Can you drill a hole in a cube that an identical cube could fall through? Prince Rupert of the Rhine first asked this question in the 17th century, and he soon found out the answer is yes. One can imagine propping a cube up on its corner and boring a large-enough square hole vertically through it to fit a cube of the same size as the original.

Later, mathematicians found more and more three-dimensional shapes that eventually came to be called “Rupert”: they are able to fall through a straight hole in an identical shape. In 2017 researchers formally conjectured that all 3D shapes with flat sides and no indents, known as convex polyhedrons, are Rupert. Nobody could prove them wrong—until now.

Enter the brand-new noperthedron. It has 90 vertices, 240 edges, 152 faces and one very special property: it’s “nopert,” a word coined this year by independent computer science researcher Tom Murphy VII to mean “not Rupert.” Mathematicians Sergey Yurkevich of Austrian technology company A&R Tech and Jakob Steininger of Statistics Austria, the country’s national statistical institute, introduced this new shape to the world recently in a paper posted on the preprint server arXiv.org. The noperthedron isn’t the first shape suspected of being nopert, but it is the first proven so—and it was designed with certain properties that simplify the proof. Using a bespoke computer program, the researchers managed to verify that no matter how each of two identical noperthedrons is shifted or rotated, one could not possibly fall through a hole in the other.

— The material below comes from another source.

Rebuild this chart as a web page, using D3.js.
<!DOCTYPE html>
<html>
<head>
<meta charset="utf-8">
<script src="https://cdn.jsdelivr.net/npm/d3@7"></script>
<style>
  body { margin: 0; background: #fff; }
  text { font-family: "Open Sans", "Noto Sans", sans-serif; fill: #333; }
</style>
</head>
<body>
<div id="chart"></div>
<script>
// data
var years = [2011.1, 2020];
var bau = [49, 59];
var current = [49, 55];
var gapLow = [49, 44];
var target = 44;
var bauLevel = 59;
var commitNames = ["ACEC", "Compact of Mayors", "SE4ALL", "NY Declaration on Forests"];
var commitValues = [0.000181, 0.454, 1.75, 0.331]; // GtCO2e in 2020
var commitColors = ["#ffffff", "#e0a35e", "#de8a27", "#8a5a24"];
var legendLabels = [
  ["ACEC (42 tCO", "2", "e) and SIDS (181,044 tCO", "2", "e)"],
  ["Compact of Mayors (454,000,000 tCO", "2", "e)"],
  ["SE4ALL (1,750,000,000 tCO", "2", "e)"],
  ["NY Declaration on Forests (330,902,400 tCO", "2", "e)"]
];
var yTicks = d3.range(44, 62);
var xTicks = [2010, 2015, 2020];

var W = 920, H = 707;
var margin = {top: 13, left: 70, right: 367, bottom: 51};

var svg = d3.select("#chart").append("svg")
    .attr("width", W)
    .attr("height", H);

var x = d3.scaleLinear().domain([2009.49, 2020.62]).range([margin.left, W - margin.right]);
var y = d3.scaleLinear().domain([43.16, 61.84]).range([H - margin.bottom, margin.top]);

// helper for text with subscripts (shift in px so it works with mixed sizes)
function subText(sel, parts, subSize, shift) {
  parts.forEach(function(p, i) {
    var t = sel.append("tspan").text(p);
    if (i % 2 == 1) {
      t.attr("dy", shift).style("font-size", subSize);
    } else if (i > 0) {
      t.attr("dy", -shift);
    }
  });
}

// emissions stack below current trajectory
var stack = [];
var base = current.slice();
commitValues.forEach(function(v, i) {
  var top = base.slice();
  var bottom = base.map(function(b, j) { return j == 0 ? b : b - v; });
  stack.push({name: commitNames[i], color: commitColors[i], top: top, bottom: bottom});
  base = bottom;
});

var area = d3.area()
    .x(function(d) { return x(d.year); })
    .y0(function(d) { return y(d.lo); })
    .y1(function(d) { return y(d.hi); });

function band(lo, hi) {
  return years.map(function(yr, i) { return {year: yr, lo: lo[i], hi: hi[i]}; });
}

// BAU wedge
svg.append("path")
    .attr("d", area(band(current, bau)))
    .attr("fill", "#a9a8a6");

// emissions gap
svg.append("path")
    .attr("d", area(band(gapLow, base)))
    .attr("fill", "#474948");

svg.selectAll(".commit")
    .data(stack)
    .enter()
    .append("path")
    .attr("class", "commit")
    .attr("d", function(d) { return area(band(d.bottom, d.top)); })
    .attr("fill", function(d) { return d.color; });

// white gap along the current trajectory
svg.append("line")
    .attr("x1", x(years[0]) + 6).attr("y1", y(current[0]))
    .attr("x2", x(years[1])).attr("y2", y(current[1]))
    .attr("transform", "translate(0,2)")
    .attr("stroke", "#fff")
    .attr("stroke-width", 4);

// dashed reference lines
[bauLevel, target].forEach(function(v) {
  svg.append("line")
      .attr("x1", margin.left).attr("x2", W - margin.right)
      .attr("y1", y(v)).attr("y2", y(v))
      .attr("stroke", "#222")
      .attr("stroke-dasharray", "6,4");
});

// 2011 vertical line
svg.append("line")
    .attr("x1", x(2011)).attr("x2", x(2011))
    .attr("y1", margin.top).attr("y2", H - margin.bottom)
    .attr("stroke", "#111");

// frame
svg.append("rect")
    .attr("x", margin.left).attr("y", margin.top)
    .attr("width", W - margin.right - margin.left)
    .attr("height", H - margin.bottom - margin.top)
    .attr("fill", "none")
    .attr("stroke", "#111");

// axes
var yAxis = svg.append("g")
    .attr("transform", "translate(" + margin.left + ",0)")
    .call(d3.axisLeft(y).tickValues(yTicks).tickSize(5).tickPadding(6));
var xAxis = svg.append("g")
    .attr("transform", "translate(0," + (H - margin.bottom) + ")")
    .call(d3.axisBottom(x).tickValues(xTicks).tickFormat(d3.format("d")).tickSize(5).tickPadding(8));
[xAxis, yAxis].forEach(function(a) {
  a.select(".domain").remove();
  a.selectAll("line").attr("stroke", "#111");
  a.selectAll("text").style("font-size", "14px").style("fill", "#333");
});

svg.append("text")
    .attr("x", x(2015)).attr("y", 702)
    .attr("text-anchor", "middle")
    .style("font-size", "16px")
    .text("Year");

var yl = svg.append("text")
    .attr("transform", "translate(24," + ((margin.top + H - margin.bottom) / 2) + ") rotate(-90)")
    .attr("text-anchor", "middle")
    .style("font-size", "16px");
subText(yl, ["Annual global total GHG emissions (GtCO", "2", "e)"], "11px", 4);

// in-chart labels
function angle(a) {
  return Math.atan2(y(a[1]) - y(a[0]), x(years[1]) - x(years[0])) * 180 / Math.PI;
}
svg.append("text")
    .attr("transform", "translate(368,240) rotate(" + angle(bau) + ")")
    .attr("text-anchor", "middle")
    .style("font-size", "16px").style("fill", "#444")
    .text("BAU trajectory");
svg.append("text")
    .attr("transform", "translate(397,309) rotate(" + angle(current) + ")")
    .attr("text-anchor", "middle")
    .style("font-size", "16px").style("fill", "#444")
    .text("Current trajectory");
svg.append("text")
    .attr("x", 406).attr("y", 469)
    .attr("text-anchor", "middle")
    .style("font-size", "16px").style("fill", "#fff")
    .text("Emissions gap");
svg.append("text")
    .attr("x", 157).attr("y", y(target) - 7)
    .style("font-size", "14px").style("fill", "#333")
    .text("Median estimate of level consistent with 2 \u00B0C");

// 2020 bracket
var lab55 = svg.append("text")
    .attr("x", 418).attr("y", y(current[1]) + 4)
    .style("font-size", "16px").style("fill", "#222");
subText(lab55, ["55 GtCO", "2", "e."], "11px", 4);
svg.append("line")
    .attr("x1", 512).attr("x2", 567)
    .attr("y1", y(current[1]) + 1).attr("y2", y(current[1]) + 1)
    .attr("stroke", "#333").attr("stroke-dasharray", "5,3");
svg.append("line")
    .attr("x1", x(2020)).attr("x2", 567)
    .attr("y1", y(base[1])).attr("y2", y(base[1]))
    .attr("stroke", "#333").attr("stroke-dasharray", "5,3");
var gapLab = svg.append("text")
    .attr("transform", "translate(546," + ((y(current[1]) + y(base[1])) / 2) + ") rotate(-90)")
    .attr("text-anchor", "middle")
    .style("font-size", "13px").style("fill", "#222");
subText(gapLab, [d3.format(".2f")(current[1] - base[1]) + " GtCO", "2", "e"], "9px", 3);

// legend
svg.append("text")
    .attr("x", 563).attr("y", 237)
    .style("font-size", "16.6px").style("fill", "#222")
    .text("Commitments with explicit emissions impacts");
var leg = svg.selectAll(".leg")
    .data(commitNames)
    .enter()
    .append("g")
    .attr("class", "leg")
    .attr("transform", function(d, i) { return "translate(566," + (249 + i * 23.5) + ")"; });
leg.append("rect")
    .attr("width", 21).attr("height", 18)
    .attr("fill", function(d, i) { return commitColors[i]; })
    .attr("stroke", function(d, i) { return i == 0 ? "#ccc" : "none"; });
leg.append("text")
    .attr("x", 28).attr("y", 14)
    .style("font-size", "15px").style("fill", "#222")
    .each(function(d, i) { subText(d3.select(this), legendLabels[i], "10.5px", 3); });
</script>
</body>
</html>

Yurkevich and Steininger have been studying Rupert’s property for years, and they’ve been working together even longer; the pair met as teens preparing for a math olympiad. “After so many years, we know each other’s strengths,” Steininger says. Yurkevich adds, “If one of us says something that doesn’t make sense, the other one has no problem saying, ‘I have no idea what you just meant.’”

They first stumbled on Prince Rupert’s cube on YouTube as university students, and they quickly found that such solids’ prevalence was an open problem. In a 2020 paper, Yurkevich and Steininger were the first to publicly conjecture that not every convex polyhedron has Rupert’s property. Now, five years later, they’ve seen their conjecture through to its proof.

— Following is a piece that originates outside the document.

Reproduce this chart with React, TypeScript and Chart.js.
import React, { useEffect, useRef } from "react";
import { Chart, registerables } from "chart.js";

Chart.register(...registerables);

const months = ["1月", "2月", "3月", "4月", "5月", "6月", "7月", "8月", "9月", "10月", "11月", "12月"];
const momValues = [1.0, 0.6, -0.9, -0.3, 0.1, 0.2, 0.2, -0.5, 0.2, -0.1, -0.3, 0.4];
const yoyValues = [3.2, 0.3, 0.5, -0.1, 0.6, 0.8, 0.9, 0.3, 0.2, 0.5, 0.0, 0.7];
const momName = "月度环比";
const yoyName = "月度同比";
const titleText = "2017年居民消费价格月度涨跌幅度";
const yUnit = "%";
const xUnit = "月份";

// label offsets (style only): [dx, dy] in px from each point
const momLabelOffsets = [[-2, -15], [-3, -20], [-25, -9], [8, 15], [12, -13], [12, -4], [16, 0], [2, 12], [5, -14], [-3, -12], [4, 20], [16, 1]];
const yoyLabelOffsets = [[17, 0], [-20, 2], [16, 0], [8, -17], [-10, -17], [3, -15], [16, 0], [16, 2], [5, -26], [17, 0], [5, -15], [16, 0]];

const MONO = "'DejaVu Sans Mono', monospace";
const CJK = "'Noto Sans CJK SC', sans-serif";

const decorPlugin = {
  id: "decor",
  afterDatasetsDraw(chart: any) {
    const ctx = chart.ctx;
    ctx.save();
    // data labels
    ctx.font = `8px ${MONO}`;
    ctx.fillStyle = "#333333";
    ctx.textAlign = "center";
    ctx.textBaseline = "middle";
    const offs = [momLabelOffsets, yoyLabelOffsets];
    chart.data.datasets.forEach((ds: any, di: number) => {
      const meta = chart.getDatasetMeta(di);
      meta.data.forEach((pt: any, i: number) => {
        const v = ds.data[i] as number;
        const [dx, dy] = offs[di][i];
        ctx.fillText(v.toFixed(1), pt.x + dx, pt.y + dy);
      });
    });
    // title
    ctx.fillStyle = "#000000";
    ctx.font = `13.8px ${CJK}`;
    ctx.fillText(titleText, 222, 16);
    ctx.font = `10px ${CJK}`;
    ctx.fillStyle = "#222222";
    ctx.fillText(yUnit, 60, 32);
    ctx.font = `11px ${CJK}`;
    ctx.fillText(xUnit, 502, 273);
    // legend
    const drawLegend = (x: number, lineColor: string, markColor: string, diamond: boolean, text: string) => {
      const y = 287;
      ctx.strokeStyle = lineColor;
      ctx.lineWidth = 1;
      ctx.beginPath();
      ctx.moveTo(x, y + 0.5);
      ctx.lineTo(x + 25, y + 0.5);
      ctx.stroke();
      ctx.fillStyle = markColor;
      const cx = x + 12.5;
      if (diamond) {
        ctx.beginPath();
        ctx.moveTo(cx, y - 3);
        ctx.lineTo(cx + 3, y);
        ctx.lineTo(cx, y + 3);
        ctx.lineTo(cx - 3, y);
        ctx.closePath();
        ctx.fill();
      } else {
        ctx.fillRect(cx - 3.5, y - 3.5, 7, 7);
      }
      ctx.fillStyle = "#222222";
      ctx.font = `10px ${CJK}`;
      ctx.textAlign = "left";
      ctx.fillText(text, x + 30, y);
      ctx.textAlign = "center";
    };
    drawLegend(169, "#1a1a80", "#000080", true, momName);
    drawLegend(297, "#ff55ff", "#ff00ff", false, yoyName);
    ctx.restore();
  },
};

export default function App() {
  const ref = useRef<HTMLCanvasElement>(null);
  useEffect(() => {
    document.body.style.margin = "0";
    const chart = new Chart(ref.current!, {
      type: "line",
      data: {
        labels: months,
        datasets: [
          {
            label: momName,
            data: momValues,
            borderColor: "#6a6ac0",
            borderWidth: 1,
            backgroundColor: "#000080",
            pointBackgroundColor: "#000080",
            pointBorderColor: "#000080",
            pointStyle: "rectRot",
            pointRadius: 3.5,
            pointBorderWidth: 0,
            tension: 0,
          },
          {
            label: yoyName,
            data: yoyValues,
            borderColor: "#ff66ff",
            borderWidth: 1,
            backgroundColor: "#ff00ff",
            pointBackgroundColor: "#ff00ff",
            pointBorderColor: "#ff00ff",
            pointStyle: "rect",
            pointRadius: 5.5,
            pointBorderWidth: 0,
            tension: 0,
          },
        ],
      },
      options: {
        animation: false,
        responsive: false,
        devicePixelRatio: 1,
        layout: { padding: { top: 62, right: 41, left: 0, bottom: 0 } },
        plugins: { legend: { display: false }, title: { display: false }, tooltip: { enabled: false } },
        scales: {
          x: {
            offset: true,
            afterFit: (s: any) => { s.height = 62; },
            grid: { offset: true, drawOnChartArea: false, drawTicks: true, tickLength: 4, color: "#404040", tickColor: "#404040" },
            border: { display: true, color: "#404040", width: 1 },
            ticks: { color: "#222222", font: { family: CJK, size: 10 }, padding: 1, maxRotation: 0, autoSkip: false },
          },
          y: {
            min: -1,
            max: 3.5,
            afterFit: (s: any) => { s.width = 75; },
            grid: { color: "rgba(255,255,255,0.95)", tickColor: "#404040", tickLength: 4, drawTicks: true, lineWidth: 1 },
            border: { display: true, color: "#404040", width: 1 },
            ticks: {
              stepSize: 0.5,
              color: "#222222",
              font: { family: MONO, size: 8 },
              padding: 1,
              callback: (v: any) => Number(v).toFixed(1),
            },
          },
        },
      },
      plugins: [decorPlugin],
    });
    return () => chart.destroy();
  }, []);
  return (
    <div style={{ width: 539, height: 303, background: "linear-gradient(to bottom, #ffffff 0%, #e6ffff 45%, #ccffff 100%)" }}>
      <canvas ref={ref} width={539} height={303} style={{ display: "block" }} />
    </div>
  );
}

The researchers described the set of all possible noperthedron holes as a five-dimensional cube, with each axis representing a different rotation of the polyhedron. With a clever mix of mathematical reasoning and computer programming, they discounted each area of that cube as a possibility. “Their approach is both creative and rigorous,” says Pongbunthit Tonpho, a mathematician at Chulalongkorn University in Thailand, who researches Rupert’s property. “I did not expect that someone would be able to disprove the conjecture so soon.”